WHAT THIS TASK INVOLVES:
Starting at the first line of the listing below, repeat each line exactly until the line containing "import plotly.graph_objects as go", which you include. Leave out pictures.

DATA BLOCK:
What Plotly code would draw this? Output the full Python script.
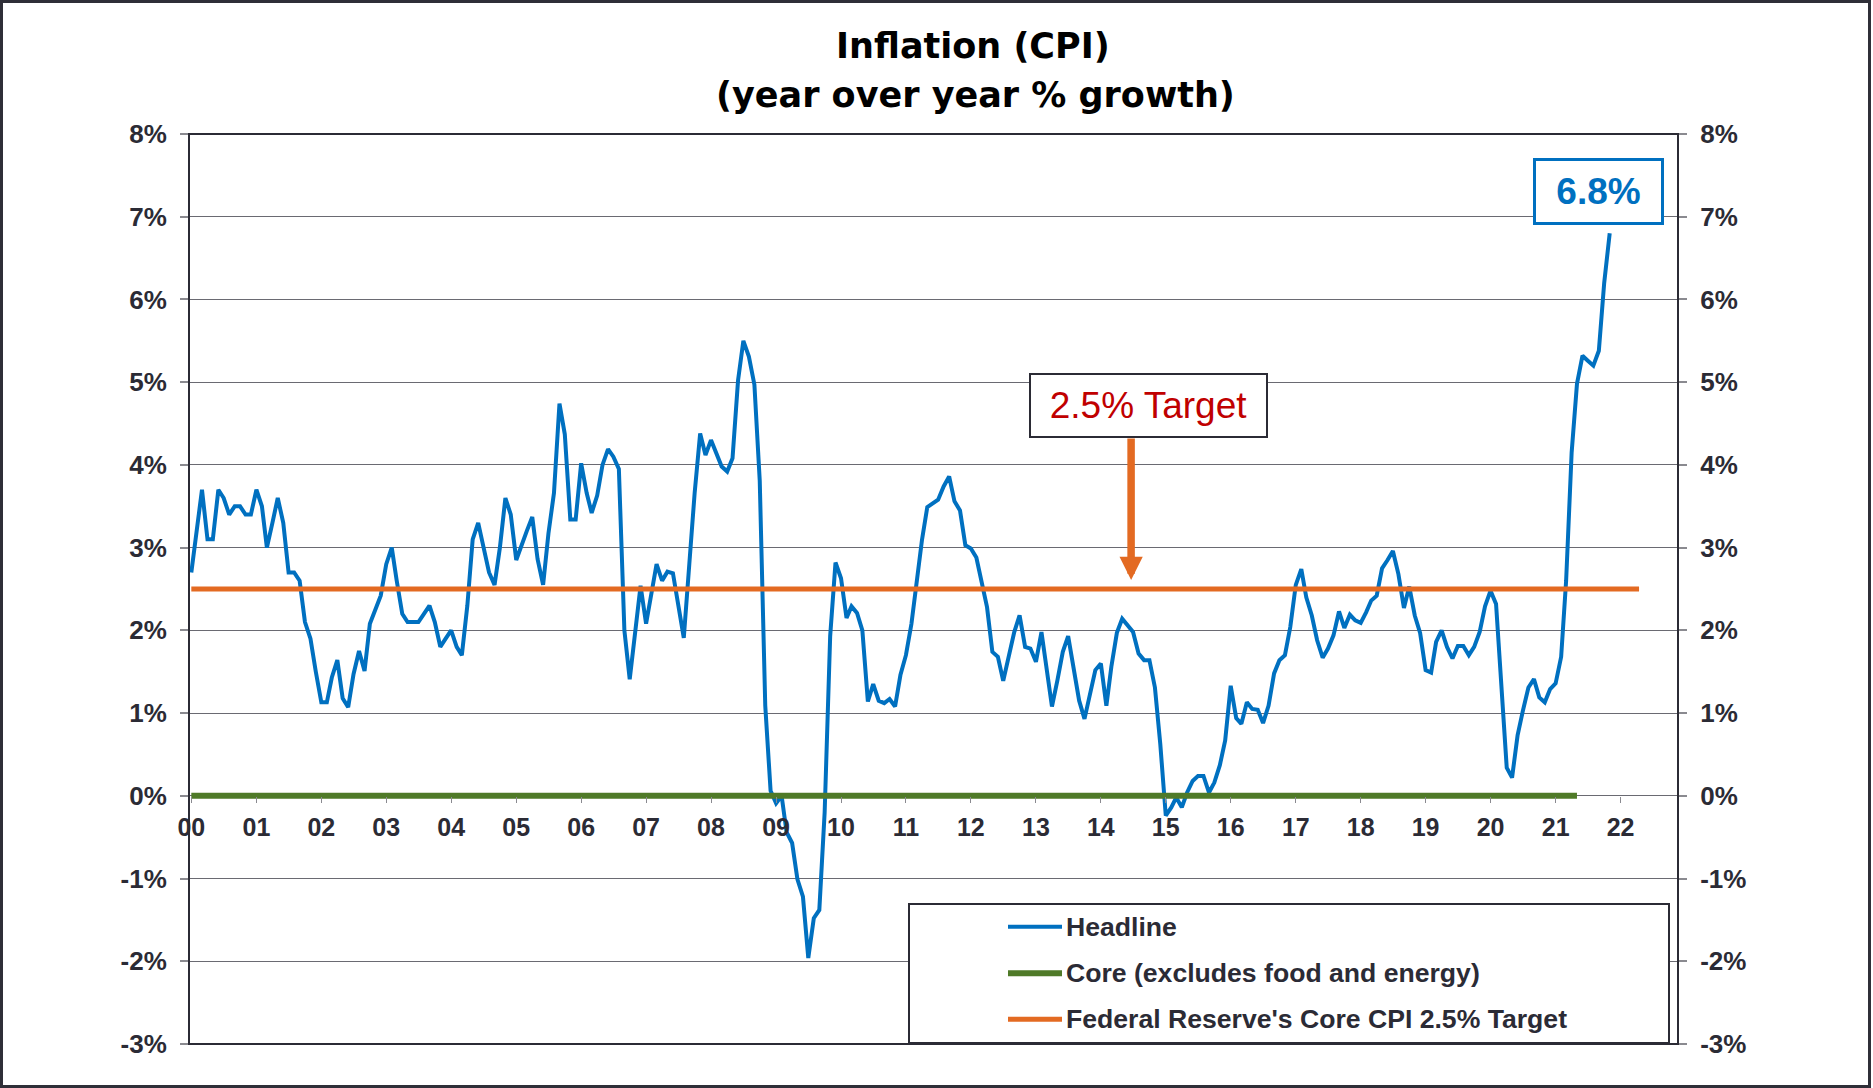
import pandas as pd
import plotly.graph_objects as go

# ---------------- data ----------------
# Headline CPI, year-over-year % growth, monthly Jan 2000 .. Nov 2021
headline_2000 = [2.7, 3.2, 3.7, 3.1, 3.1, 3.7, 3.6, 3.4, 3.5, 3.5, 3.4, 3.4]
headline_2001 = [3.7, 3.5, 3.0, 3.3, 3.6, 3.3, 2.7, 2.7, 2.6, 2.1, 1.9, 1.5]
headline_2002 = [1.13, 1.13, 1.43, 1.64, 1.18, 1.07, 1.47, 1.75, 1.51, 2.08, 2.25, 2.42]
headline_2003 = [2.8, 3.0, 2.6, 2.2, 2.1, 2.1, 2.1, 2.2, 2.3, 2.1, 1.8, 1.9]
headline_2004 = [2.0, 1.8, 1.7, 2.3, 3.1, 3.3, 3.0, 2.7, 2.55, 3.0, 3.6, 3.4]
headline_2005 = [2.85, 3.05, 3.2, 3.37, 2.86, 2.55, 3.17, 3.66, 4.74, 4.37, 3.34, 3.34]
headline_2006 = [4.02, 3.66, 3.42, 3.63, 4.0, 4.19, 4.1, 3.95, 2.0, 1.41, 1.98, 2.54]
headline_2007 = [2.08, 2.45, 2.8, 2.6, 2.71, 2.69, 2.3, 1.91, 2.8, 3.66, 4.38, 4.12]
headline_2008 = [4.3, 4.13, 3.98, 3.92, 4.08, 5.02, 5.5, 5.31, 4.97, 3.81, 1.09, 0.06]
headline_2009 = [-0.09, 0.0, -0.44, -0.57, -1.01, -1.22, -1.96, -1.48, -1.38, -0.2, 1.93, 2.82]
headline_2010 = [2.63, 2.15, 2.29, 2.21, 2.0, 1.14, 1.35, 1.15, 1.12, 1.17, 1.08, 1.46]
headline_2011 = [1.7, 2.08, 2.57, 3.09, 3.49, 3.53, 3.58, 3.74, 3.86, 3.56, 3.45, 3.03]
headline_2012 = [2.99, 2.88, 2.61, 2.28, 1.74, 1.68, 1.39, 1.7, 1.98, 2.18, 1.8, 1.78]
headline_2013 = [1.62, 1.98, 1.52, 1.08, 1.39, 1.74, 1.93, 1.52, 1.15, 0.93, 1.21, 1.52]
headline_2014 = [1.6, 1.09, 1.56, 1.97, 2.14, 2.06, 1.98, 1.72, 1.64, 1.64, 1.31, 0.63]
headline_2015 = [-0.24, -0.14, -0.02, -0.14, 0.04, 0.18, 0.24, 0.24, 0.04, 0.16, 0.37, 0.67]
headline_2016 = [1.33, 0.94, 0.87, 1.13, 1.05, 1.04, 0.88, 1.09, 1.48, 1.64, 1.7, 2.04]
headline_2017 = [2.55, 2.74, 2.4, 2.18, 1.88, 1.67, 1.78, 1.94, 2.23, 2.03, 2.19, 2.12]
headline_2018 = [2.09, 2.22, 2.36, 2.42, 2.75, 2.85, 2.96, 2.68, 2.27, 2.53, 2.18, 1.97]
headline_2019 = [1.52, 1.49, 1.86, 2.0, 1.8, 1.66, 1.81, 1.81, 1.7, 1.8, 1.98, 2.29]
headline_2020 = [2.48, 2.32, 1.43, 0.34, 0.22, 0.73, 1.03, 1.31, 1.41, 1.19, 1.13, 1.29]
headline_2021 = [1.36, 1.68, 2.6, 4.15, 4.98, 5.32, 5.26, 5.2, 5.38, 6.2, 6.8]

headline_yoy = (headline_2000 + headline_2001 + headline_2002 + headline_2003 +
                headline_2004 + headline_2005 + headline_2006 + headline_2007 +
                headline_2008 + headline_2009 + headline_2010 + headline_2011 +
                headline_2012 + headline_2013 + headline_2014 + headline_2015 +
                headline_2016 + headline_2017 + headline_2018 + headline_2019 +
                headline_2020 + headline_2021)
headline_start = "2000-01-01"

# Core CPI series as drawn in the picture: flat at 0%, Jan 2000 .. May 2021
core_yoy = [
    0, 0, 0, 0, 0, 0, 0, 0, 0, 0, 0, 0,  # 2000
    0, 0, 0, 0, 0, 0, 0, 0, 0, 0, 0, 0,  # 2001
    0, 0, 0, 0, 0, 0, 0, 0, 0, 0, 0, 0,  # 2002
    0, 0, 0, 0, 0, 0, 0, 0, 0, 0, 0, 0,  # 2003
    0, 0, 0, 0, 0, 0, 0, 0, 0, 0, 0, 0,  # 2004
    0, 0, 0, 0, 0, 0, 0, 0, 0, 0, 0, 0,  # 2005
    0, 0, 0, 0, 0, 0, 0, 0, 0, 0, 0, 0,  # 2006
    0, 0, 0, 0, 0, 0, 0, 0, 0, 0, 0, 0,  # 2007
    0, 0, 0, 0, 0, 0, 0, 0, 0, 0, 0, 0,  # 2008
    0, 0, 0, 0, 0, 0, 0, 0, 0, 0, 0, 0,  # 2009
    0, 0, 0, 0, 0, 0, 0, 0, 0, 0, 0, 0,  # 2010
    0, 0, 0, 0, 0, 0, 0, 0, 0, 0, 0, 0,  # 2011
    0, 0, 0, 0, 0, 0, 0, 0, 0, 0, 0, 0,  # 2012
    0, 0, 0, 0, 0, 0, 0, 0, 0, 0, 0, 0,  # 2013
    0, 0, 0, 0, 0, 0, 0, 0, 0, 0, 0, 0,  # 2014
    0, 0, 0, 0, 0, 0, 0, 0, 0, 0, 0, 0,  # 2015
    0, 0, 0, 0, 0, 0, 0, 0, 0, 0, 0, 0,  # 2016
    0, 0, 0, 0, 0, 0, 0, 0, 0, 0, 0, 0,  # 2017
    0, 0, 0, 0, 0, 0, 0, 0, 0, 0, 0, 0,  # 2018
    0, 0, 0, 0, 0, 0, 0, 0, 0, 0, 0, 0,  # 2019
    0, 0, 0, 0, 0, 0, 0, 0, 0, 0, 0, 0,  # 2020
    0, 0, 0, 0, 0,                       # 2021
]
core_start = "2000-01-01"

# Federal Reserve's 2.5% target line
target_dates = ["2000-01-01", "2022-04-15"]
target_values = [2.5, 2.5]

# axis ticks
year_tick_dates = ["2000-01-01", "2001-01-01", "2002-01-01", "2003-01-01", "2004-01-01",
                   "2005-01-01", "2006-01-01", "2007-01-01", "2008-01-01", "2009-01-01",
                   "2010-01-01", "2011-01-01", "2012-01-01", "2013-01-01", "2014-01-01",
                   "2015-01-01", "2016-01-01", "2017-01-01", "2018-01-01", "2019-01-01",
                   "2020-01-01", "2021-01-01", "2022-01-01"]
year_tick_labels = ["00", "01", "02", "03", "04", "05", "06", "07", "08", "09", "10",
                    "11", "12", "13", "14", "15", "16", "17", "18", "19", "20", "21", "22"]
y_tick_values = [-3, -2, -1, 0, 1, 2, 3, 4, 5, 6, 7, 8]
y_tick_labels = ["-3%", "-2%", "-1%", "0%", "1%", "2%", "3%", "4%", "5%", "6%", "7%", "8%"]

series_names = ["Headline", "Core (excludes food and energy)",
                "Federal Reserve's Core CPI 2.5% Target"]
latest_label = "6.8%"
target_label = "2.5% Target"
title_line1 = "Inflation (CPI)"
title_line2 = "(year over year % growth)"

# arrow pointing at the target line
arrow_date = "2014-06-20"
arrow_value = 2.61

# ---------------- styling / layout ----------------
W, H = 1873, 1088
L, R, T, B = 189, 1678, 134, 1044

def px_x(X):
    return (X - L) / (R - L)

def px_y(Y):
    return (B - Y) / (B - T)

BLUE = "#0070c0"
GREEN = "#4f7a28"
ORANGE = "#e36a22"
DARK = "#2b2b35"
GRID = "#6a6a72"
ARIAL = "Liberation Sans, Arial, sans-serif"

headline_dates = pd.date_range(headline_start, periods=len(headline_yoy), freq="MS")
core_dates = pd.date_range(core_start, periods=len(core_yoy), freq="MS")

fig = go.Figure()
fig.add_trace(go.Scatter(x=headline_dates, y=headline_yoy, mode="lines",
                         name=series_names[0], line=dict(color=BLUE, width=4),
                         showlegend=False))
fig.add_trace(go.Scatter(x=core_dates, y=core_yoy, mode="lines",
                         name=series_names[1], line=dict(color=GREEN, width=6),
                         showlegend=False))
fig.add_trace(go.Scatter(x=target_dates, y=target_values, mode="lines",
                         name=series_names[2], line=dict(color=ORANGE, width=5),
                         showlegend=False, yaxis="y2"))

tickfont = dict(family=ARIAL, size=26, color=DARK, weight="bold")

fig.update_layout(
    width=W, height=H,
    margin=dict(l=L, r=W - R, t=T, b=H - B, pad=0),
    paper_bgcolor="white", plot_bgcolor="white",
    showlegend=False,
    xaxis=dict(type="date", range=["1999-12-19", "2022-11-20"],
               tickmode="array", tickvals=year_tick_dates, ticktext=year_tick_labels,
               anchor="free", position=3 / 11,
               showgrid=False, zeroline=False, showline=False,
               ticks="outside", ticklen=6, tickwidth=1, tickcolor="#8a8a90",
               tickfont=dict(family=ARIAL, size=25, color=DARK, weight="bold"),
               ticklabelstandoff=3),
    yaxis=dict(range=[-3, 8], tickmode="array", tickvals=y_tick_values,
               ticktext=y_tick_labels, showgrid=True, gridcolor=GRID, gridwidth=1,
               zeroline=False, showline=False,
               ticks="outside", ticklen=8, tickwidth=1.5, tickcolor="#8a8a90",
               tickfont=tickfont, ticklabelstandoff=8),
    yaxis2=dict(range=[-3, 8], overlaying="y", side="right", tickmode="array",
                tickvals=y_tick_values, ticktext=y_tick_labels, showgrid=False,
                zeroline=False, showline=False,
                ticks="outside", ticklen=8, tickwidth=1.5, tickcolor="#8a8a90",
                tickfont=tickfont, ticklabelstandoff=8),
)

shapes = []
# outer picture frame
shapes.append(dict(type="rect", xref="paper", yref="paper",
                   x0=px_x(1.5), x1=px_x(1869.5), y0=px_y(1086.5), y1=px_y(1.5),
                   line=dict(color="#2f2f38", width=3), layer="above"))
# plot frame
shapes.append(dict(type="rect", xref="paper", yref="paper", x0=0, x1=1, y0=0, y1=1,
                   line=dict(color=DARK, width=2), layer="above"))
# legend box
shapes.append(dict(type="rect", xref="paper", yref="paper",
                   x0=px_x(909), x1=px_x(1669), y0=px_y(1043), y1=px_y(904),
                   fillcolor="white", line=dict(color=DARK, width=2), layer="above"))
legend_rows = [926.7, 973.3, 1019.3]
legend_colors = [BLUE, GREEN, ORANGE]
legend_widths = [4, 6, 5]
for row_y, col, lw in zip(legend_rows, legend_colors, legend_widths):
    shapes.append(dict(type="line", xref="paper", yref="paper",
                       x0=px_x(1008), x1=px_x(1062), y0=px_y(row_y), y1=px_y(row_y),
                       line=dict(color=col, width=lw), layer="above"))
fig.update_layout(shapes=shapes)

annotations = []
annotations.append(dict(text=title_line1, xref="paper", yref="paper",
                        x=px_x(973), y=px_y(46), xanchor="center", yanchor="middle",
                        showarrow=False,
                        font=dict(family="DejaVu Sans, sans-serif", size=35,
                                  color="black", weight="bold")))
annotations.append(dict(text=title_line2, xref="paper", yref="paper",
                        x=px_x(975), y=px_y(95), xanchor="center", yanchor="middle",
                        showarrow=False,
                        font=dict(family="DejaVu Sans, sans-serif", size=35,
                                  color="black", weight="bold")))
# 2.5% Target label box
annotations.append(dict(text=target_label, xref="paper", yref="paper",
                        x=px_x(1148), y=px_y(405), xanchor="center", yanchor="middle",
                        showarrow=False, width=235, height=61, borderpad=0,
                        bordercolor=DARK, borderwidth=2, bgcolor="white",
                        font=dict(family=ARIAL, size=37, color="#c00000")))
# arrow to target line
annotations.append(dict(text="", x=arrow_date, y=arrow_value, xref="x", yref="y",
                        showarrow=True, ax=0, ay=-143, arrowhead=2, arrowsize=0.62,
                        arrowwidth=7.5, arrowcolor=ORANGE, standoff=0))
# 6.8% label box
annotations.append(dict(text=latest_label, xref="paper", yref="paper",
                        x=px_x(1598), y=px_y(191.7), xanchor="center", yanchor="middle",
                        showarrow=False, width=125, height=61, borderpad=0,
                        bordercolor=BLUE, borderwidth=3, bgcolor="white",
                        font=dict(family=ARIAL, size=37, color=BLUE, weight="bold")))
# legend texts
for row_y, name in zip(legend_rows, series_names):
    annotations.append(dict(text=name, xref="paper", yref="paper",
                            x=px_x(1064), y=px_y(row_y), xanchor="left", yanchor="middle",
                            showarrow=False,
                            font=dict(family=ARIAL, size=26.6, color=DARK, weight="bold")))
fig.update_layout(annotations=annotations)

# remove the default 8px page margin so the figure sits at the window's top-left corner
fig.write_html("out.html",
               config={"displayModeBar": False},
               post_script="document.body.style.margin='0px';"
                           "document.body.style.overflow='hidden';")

RESPONSE TO THE TASK:
What Plotly code would draw this? Output the full Python script.
import pandas as pd
import plotly.graph_objects as go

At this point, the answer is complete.